Types of MCP Resources

MCP resources generally fall into several categories depending on their use case:

1. File System Resources

These resources represent files and directories on the local or remote file system. They're commonly used for accessing scraped data, configuration files, or output results.

// Example: File system resource URI
const resourceUri = 'file:///path/to/scraped/data.json';

2. Web Resources

Web resources represent data fetched from URLs or web services. These are particularly useful for web scraping scenarios where you need to access and process web content.

# Example: Web resource URI
resource_uri = 'https://example.com/api/data'

3. Database Resources

Database resources provide access to structured data stored in databases, allowing AI assistants to query and analyze scraped data.

4. Custom Resources

Servers can define custom resource types specific to their domain, such as browser snapshots, scraped pages, or extracted entities.

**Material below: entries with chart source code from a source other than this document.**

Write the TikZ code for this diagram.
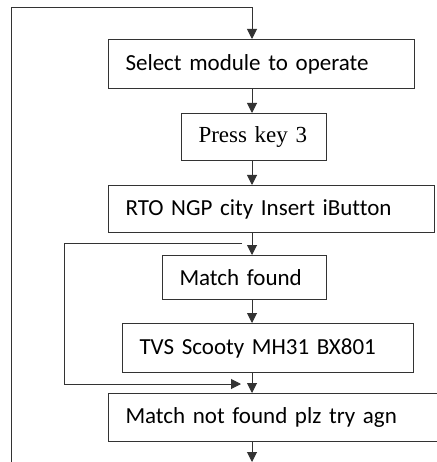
\documentclass[tikz,border=0pt]{standalone}
\usepackage{fontspec}
\setmainfont[Ligatures={NoCommon}]{Carlito}
\newfontfamily\timesfont{Liberation Serif}
\usetikzlibrary{arrows.meta}
\tikzset{
  ln/.style={draw=black!80, line width=1pt},
  arr/.style={ln, -{Triangle[length=10pt,width=10pt]}},
  box/.style={ln, rectangle, inner xsep=17pt, inner ysep=0pt, align=left,
    font=\fontsize{23}{27}\selectfont, text=black, anchor=north west},
}
\newcommand{\mybox}[6]{% name, x1, y1, x2, y2, text
  \pgfmathsetmacro{\bw}{#4-#2}\pgfmathsetmacro{\bh}{#5-#3}
  \pgfmathsetmacro{\tw}{#4-#2-34}
  \node[box, minimum width=\bw pt, minimum height=\bh pt, text width=\tw pt] (#1) at (#2,#3) {#6};
}
\begin{document}
\begin{tikzpicture}[x=1pt,y=-1pt]
\useasboundingbox (0,0) rectangle (436,462);
\mybox{b1}{108}{39}{414}{88}{Select module to operate}
\mybox{b2}{181}{113}{326}{160}{\timesfont Press key 3}
\mybox{b3}{108}{185}{434}{232}{RTO NGP city Insert iButton}
\mybox{b4}{162}{255}{326}{299}{Match found}
\mybox{b5}{122}{323}{413}{372}{TVS Scooty MH31 BX801}
\mybox{b6}{108}{393}{440}{441}{Match not found plz try agn}
\coordinate (c) at (252,0);
\coordinate (tl) at (11,8);
\coordinate (bl) at (11,462);
\coordinate (end) at (252,462);
\coordinate (la) at (242,243);
\coordinate (lb) at (64,243);
\coordinate (lc) at (64,384);
\coordinate (ld) at (241,384);
\draw[arr] (bl) -- (tl) -| (b1.north -| c);
\draw[arr] (b1.south -| c) -- (b2.north -| c);
\draw[arr] (b2.south -| c) -- (b3.north -| c);
\draw[arr] (b3.south -| c) -- (b4.north -| c);
\draw[arr] (b4.south -| c) -- (b5.north -| c);
\draw[arr] (b5.south -| c) -- (b6.north -| c);
\draw[arr] (b6.south -| c) -- (end);
\draw[arr] (la) -- (lb) -- (lc) -- (ld);
\end{tikzpicture}
\end{document}
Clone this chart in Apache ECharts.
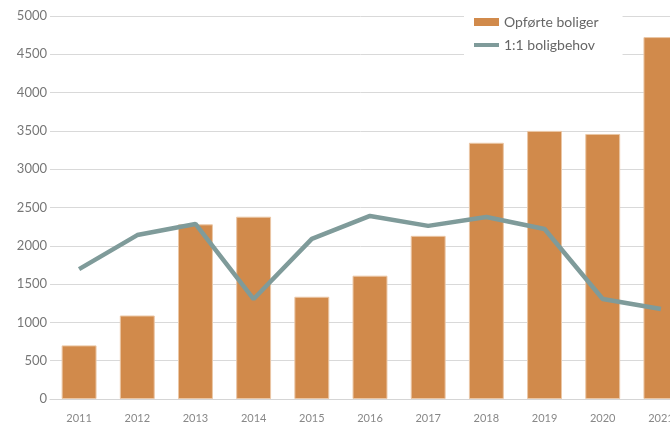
<!DOCTYPE html>
<html><head><meta charset="utf-8">
<script src="https://cdn.jsdelivr.net/npm/echarts@6/dist/echarts.min.js"></script>
<style>html,body{margin:0;padding:0;background:#fff}#c{width:670px;height:427px}</style>
</head><body><div id="c"></div>
<script>
const categories = ['2011','2012','2013','2014','2015','2016','2017','2018','2019','2020','2021'];
const opforteBoliger = [700, 1090, 2280, 2380, 1335, 1610, 2130, 3345, 3500, 3460, 4725];
const boligbehov = [1695, 2140, 2285, 1305, 2090, 2390, 2260, 2375, 2220, 1305, 1175];
const yTicks = [0, 500, 1000, 1500, 2000, 2500, 3000, 3500, 4000, 4500, 5000];

const chart = echarts.init(document.getElementById('c'));
chart.setOption({
  animation: false,
  textStyle: { fontFamily: 'Lato' },
  grid: { left: 50, width: 640, top: 16, bottom: 28, outerBoundsMode: 'none', containLabel: false },
  legend: {
    orient: 'vertical', left: 464, top: 10,
    backgroundColor: '#fff', padding: [5, 24, 6, 10], itemGap: 9,
    itemWidth: 25, itemHeight: 8,
    textStyle: { color: '#666', fontSize: 14, fontFamily: 'Lato' },
    data: [
      { name: 'Opførte boliger', icon: 'rect', itemStyle: { borderWidth: 0 } },
      { name: '1:1 boligbehov', icon: 'path://M0,0 L25,0 L25,4 L0,4 Z' }
    ]
  },
  xAxis: {
    type: 'category', data: categories,
    axisLine: { lineStyle: { color: '#d5d5d5' } },
    axisTick: { show: false },
    axisLabel: { color: '#888', fontSize: 11, margin: 14 }
  },
  yAxis: {
    type: 'value', min: yTicks[0], max: yTicks[yTicks.length - 1], interval: 500,
    axisLine: { show: false }, axisTick: { show: false },
    axisLabel: { color: '#777', fontSize: 13, margin: 3, formatter: v => String(v) },
    splitLine: { lineStyle: { color: '#d9d9d9' } }
  },
  series: [
    {
      name: 'Opførte boliger', type: 'bar', data: opforteBoliger, barWidth: '60%',
      itemStyle: { color: '#D18A4B', borderColor: '#EBC7A6', borderWidth: 1 }
    },
    {
      name: '1:1 boligbehov', type: 'line', data: boligbehov,
      symbol: 'none', lineStyle: { color: '#7F9B9A', width: 4.5 },
      itemStyle: { color: '#7F9B9A' }
    }
  ]
});
</script></body></html>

How to Use MCP Resources in Web Scraping

Listing Available Resources

The first step in working with MCP resources is discovering what resources are available from connected servers. Use the resource listing capability to enumerate available resources:

import asyncio
from mcp import Client

async def list_resources():
    async with Client("http://localhost:3000") as client:
        # List all available resources
        resources = await client.list_resources()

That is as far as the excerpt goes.